>> BEGIN ENTRIES SUPPLIED
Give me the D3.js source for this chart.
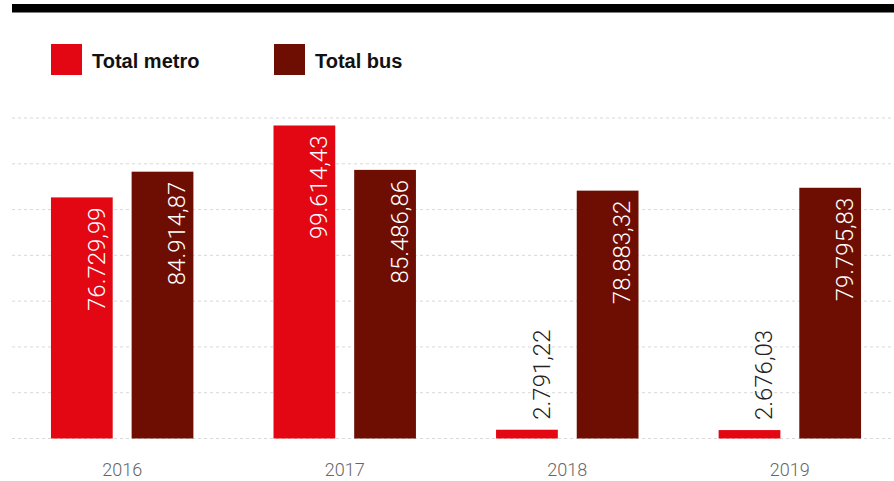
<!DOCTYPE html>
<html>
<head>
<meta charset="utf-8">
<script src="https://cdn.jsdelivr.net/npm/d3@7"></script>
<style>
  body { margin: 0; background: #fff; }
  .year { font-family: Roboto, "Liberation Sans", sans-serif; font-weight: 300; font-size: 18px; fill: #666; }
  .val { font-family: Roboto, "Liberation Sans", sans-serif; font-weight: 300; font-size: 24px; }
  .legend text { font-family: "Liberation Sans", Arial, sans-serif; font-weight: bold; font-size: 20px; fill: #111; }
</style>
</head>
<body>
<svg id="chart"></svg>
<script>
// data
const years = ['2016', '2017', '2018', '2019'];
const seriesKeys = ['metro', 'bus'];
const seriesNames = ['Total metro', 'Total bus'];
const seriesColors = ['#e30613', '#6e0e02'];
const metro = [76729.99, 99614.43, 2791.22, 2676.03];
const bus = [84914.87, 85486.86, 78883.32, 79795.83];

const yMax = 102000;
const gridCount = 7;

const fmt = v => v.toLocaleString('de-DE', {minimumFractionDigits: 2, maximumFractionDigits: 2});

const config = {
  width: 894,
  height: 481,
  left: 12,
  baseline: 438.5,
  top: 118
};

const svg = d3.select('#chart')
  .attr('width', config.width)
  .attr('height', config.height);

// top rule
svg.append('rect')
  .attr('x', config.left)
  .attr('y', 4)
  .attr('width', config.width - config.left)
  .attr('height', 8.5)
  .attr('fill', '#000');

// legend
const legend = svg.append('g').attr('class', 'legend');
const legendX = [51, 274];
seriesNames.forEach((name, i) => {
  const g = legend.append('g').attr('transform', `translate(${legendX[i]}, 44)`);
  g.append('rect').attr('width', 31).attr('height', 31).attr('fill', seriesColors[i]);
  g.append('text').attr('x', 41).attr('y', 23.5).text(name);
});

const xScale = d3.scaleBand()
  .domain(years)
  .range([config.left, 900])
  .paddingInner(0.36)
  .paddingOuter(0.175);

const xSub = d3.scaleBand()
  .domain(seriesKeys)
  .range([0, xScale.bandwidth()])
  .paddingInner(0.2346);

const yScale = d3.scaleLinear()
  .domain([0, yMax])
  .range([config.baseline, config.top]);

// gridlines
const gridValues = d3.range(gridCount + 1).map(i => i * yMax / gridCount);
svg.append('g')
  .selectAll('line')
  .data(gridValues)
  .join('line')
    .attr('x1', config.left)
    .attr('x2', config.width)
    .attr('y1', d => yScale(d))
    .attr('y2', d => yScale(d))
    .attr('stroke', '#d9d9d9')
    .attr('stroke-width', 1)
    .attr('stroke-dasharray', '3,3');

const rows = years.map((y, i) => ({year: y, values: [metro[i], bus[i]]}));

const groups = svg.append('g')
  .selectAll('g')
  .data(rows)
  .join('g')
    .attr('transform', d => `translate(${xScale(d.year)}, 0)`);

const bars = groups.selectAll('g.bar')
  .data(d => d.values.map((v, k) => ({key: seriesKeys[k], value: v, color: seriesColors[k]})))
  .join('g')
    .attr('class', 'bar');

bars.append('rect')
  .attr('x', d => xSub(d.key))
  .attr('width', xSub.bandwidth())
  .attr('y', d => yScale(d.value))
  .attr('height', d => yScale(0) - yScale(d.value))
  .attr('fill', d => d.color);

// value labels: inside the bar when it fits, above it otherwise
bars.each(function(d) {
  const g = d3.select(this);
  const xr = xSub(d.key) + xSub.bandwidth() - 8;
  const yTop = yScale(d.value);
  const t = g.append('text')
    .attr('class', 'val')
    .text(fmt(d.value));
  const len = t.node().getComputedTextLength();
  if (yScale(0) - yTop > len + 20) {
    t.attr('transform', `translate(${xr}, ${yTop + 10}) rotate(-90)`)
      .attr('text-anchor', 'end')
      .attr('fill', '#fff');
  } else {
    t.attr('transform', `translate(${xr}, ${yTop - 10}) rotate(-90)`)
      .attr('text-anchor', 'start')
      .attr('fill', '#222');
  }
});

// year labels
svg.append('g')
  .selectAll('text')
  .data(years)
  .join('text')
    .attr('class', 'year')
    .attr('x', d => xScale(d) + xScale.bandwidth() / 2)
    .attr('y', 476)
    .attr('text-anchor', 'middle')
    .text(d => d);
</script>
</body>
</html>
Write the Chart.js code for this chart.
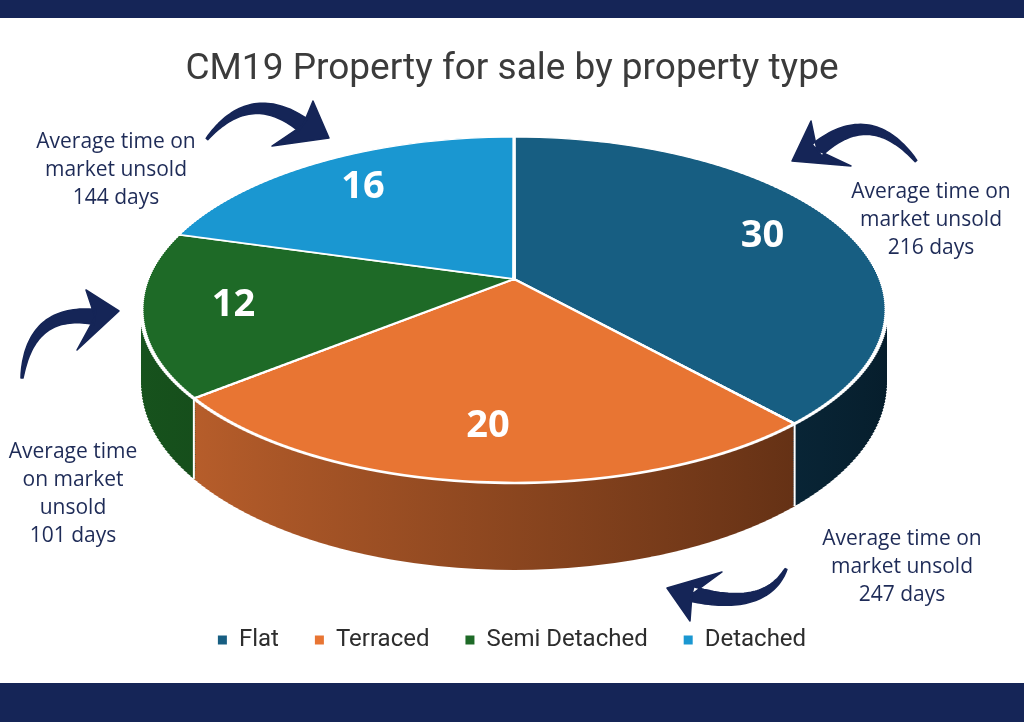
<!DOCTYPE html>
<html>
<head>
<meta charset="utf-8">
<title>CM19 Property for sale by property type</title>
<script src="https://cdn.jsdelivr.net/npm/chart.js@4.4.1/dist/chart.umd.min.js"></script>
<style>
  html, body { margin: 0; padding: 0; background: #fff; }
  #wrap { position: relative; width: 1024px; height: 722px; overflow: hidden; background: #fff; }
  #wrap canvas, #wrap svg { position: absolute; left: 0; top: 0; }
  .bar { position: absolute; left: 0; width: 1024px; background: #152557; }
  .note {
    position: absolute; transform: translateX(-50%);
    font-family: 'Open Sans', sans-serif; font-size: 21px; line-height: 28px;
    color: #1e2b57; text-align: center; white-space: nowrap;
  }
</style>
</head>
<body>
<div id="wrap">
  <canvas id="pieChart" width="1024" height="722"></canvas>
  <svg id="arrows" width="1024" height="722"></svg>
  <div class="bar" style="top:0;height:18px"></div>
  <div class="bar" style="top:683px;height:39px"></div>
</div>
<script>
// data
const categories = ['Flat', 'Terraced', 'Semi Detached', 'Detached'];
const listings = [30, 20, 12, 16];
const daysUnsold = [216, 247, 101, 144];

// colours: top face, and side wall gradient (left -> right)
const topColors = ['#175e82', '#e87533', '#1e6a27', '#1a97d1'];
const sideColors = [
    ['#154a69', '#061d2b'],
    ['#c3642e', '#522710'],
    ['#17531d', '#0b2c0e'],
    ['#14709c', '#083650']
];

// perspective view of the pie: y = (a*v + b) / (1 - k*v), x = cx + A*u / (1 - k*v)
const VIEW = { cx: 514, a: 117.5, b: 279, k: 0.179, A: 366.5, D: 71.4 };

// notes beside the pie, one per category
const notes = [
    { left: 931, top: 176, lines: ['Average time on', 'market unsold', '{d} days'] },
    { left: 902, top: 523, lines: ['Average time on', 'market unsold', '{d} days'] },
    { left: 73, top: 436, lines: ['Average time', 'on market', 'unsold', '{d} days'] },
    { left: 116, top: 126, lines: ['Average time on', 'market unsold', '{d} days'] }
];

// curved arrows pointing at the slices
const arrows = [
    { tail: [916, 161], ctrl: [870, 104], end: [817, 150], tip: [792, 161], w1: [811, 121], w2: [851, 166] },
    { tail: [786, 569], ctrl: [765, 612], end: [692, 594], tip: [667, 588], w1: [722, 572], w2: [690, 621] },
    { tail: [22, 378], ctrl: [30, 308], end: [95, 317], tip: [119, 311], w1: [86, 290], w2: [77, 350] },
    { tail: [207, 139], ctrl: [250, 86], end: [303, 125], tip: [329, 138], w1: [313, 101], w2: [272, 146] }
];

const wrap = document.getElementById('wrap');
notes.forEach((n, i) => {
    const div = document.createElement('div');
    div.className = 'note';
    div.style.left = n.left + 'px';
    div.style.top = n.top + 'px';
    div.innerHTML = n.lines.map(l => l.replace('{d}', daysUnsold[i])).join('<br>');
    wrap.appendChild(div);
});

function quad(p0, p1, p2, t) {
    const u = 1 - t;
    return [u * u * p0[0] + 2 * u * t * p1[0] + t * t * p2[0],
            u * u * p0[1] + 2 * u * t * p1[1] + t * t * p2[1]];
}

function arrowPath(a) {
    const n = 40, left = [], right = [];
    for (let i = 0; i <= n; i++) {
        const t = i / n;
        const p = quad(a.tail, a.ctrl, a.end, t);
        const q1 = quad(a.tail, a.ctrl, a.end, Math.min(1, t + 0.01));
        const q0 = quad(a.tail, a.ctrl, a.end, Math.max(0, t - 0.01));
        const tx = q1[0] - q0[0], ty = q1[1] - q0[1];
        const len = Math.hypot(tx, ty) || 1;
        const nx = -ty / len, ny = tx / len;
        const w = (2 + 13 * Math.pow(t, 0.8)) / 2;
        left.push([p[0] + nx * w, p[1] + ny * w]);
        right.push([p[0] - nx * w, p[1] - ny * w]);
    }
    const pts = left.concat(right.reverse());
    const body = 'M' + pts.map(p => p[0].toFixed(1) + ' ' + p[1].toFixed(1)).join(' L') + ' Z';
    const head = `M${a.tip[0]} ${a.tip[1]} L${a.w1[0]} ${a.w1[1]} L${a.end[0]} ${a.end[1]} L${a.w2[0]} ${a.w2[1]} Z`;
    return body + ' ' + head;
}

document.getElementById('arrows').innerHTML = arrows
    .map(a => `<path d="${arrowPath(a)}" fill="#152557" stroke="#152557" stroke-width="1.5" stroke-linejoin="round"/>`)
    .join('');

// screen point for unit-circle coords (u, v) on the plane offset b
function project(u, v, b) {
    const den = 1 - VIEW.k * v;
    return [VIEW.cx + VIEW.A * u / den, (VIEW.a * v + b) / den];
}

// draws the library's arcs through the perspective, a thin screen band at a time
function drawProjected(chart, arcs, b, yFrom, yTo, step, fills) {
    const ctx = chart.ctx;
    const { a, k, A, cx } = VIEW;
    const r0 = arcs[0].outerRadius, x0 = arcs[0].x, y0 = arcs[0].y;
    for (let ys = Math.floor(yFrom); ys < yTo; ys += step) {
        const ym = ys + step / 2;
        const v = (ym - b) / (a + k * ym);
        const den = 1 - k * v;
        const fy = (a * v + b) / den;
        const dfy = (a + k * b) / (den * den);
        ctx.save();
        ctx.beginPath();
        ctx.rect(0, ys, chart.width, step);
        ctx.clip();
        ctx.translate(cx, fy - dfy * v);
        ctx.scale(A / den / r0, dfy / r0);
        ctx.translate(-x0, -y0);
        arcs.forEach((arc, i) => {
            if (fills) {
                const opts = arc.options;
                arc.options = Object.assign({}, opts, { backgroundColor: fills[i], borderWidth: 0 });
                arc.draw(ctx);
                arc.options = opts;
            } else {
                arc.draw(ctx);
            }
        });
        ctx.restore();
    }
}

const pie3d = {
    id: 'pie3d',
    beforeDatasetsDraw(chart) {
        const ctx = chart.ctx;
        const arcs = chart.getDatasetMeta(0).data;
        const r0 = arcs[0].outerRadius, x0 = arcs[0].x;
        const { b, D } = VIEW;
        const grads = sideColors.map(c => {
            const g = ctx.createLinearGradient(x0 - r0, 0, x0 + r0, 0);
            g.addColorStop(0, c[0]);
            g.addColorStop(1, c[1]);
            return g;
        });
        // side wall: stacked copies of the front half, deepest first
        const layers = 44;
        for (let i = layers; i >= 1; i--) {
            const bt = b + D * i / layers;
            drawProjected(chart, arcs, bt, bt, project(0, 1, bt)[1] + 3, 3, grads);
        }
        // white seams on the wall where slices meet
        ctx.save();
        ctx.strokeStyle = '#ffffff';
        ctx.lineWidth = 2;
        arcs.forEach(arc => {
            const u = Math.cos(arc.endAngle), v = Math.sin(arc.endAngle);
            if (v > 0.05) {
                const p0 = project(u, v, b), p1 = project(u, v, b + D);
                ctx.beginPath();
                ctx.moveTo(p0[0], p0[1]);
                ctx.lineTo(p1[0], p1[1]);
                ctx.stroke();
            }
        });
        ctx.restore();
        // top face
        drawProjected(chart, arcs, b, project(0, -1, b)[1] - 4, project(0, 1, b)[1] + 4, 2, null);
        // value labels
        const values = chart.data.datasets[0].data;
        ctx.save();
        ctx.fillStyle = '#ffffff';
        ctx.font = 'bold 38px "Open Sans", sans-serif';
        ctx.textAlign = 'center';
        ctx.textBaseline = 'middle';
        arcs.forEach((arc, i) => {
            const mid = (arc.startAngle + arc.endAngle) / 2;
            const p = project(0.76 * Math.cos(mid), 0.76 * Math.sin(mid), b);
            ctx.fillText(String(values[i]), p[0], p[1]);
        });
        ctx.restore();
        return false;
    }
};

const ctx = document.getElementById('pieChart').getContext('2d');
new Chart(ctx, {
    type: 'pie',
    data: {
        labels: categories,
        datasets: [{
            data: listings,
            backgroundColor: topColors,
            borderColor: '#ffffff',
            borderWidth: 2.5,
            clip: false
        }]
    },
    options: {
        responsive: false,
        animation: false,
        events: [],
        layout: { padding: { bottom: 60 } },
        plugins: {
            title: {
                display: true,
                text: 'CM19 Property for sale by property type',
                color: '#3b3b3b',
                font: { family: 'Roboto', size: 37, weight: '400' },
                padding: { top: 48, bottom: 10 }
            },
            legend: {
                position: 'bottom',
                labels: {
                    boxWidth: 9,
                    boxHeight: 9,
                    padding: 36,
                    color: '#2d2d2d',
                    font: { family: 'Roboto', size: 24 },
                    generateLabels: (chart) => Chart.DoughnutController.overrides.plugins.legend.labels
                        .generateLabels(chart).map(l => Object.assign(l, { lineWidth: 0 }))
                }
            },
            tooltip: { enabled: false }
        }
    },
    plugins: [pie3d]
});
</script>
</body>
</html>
>> END ENTRIES SUPPLIED
▸ YOUR GOAL
Copy out every line in the listing where the word "this" appears.

▸ THE COMPLETED TASK
Give me the D3.js source for this chart.
  const g = d3.select(this);
Write the Chart.js code for this chart.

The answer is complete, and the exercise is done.